Encouraging people to build their social lives around work also creates exploitative situations. “Lawyers spend a lot of very intense time with colleagues, there is a lot of alcohol around, and they may behave in ways they wouldn’t if they were sober,” suggests Chatterton. Christmas parties are a flashpoint, but there is no shortage of forums for harassment, including recruitment processes, business travel and social media.
“As a profession that strives to uphold justice and the rule of law, we need to be on the front line in the fight against sexism and harassment”Simon Davis, president, Law Society of England and Wales
A lack of female leadership isn’t helping. Although the profession as a whole is increasingly gender balanced, the same is not true at the top. “According to the Law Society Annual Statistics Report 2018, women holding practising certificates outnumbered men by over 2,000,” says Linda Dack, head of private client and lead on equality and diversity at Watkins & Gunn solicitors. “However, there remains more than twice the number of men at partnership level compared with women.”

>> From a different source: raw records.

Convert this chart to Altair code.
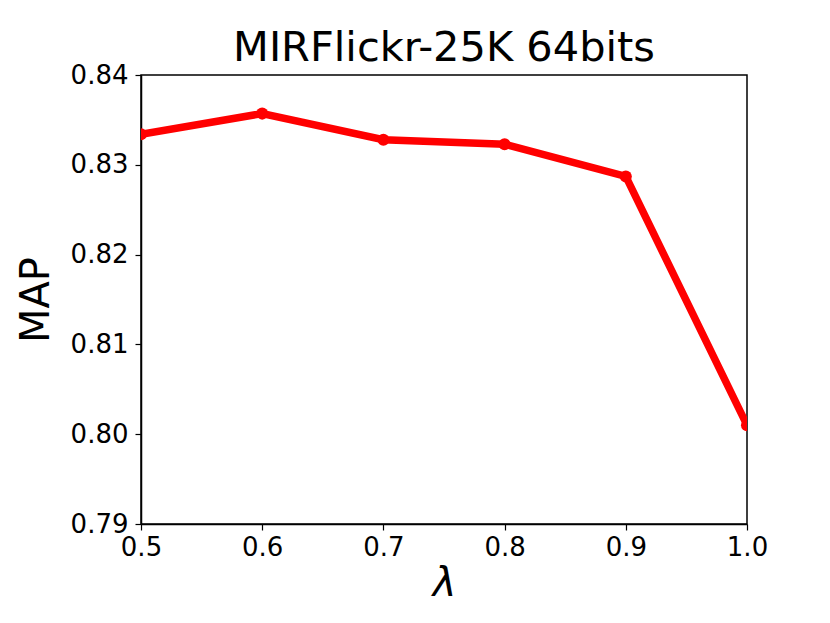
import altair as alt
import pandas as pd

lam = [0.5, 0.6, 0.7, 0.8, 0.9, 1.0]
map_vals = [0.8334, 0.8357, 0.8328, 0.8323, 0.8287, 0.8010]
y_ticks = [0.79, 0.80, 0.81, 0.82, 0.83, 0.84]

df = pd.DataFrame({"lam": lam, "map": map_vals})

FONT = "DejaVu Sans"

x = alt.X("lam:Q", scale=alt.Scale(domain=[0.5, 1.0], nice=False, zero=False),
          axis=alt.Axis(title="λ", values=lam, format=".1f", titleFontStyle="italic",
                        titleFontSize=40, titleFontWeight="normal", labelFontSize=26,
                        titlePadding=3, labelPadding=4, labelFlush=False))
y = alt.Y("map:Q", scale=alt.Scale(domain=[0.79, 0.84], nice=False, zero=False),
          axis=alt.Axis(title="MAP", values=y_ticks, format=".2f",
                        titleFontSize=40, titleFontWeight="normal", labelFontSize=26,
                        titlePadding=14, labelPadding=7, labelFlush=False))

line = alt.Chart(df).mark_line(color="#ff0000", strokeWidth=7.5, clip=True).encode(x=x, y=y)
pts = alt.Chart(df).mark_circle(color="#ff0000", size=145, opacity=1, clip=True).encode(x=x, y=y)

chart = (line + pts).properties(
    width=606, height=449,
    title=alt.TitleParams("MIRFlickr-25K 64bits", fontSize=41.5, fontWeight="normal", font=FONT,
                          color="black", offset=-7),
    autosize=alt.AutoSizeParams(type="none"),
    padding={"left": 133, "top": 67, "right": 60, "bottom": 80},
).configure_view(stroke="black", strokeWidth=1.5).configure_axis(
    domainColor="black", tickColor="black", labelColor="black", titleColor="black",
    grid=False, tickSize=6, labelFont=FONT, titleFont=FONT, domainWidth=1.5, tickWidth=1.2
)

chart.save("out.html", embed_options={"renderer": "svg", "actions": False})
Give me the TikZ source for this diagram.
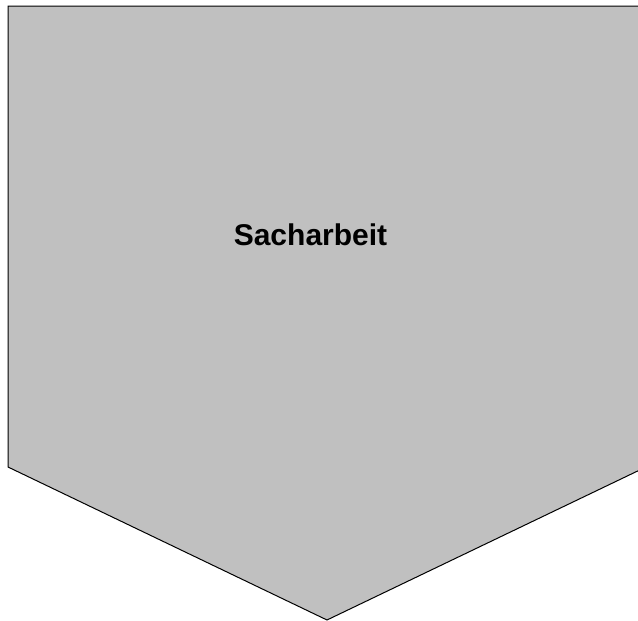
\documentclass[tikz,border=0pt]{standalone}
\usepackage{fontspec}
\setmainfont{Liberation Sans}
\begin{document}
\begin{tikzpicture}[x=1pt,y=-1pt]
\tikzset{arrowshape/.style={fill={rgb,255:red,192;green,192;blue,192},draw=black,line width=1pt,line join=miter},
label/.style={font=\fontsize{30}{36}\selectfont\bfseries,inner sep=0pt}}
\useasboundingbox (0,0) rectangle (638,621);
\clip (0,0) rectangle (638,621);
\fill[white] (0,0) rectangle (638,621);
\draw[arrowshape] (8,6) -- (646,6) -- (646,467) -- (327,620) -- (8,467) -- cycle;
\node[label] (t) at (310.5,235) {Sacharbeit};
\end{tikzpicture}
\end{document}
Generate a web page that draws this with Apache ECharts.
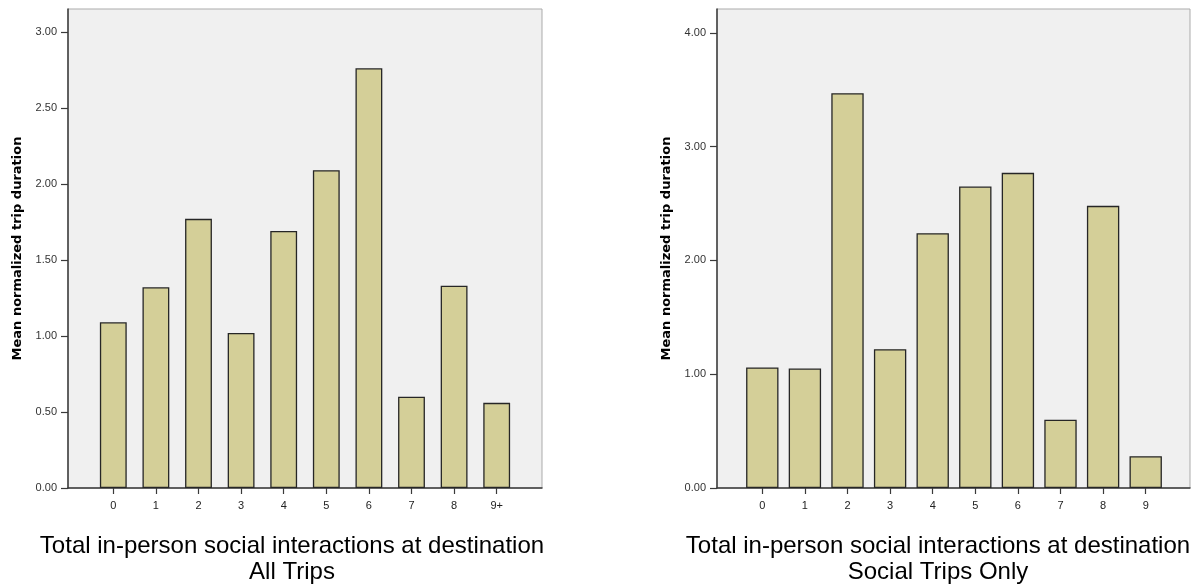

Acknowledging the problem is key to the sector combating harassment. The IBA’s 2019 report ‘Us Too? Bullying and Sexual Harassment in the Legal Profession’, polled 7,000 respondents across 135 countries, and flagged the role of hierarchy and power imbalance in facilitating or exacerbating harassment.
The Us Too? report offers 10 recommendations for addressing the issues. “The IBA is working towards establishing further practical guidance and related tools for ﬁrms of all sizes to tackle this insidious behaviour and create better environments for employees,” adds Neto. “Bullying and sexual harassment must have no place in our world, at work or elsewhere. We must not lose the momentum of the #MeToo movement.”
One strategy for changing a patriarchal culture is the Women in Law Pledge, a commitment for gender equality. “As a profession that strives to uphold justice and the rule of law, we need to be on the front line in the fight against sexism and harassment,” says Simon Davis, president of the Law Society of England and Wales. “Firms which sign up to our Women in Law Pledge commit to tackling gender inequality and putting an end to sexual harassment in the workplace.”
Protecting whistle-blowers is also essential in achieving any change in culture. The IBA’s research found that victims rarely speak up, and when they do, they are often vilified. “Since the legislation in 1998 to protect whistle-blowers against detrimental treatment and victimisation, the situation has improved,” says Clive Thomas, partner at Watkins & Gunn. “However, real change is only likely to be successful in an open, transparent and supportive environment where there is a culture of accountability.”
Neto agrees: “Legal workplaces must work to create office cultures that support, rather than distrust, reporting of incidents.” He points to firms employing anonymous reporting channels, hotlines, apps and flexible reporting models to ensure people feel safe raising concerns.
Internal procedures and codes of conduct can remodel workplace culture, but they have to be promoted and adhered to. IBA research found that even if firms have anti-harassment policies in place, they are often underused and ineffective.
“Almost all law firms have procedures surrounding anti-harassment, whistle-blowing, equality and diversity,” says Thomas. “But it’s no use if these policies are just pieces of paper in the top drawer; they have to be living, breathing documents. It’s about ensuring the principles which underpin them are embedded into the culture and workings of an organisation.”
Fox Williams links performance reviews with adherence to its code of conduct. “We have a set of behaviours around culture which we adopted a number of years ago, and when we’re looking at partners’ annual reviews and remuneration, how they match up to those behaviours is taken into account,” says Chatterton.
Company-wide training is also helping to change attitudes and behaviours. “We’ve seen a lot more firms engaging in training around behaviours and the impact that people have at all different levels,” reports Chatterton. Online modules and lectures, she says, are less effective than bespoke training targeted at specific issues unearthed within a firm, using actors and real-life scenarios to embed appropriate responses.
A new culture of openness has also led firms to proactively root out harassment. “Some are encouraging people to speak up, saying: ‘Tell us – we can deal with it, manage it, wipe the slate clean and then set ourselves off on a better footing going forward,’” says Chatterton. “That’s brave because you don’t know what’s going to come out.” If a firm is visibly taking action against senior employees over harassment, she believes, others will be more confident about speaking up.
Other steps being taken by individual firms to root out harassment include a UK partnership that has created the hashtag #ThatsNotCool to encourage staff to flag potentially offensive language and behaviour. Another has adopted reverse mentoring to provide a safe space for senior lawyers to better understand the issues, and the impact they have on younger members of the profession.
The regulators are also getting involved: the Bar Council of England and Wales has created the app Talk to Spot, which is free to barristers and enables them to talk through and record inappropriate behaviour at work. Meanwhile the SRA and Law Society have made it clear that they expect firms to report allegations of sexual harassment early, and that they will intervene where necessary.
Ultimately, however, change has to come from within. “The key thing is leadership and the tone from the top, and somebody senior being seen to be taking a stand against this kind of behaviour,” Chatterton says. “That’s absolutely fundamental.”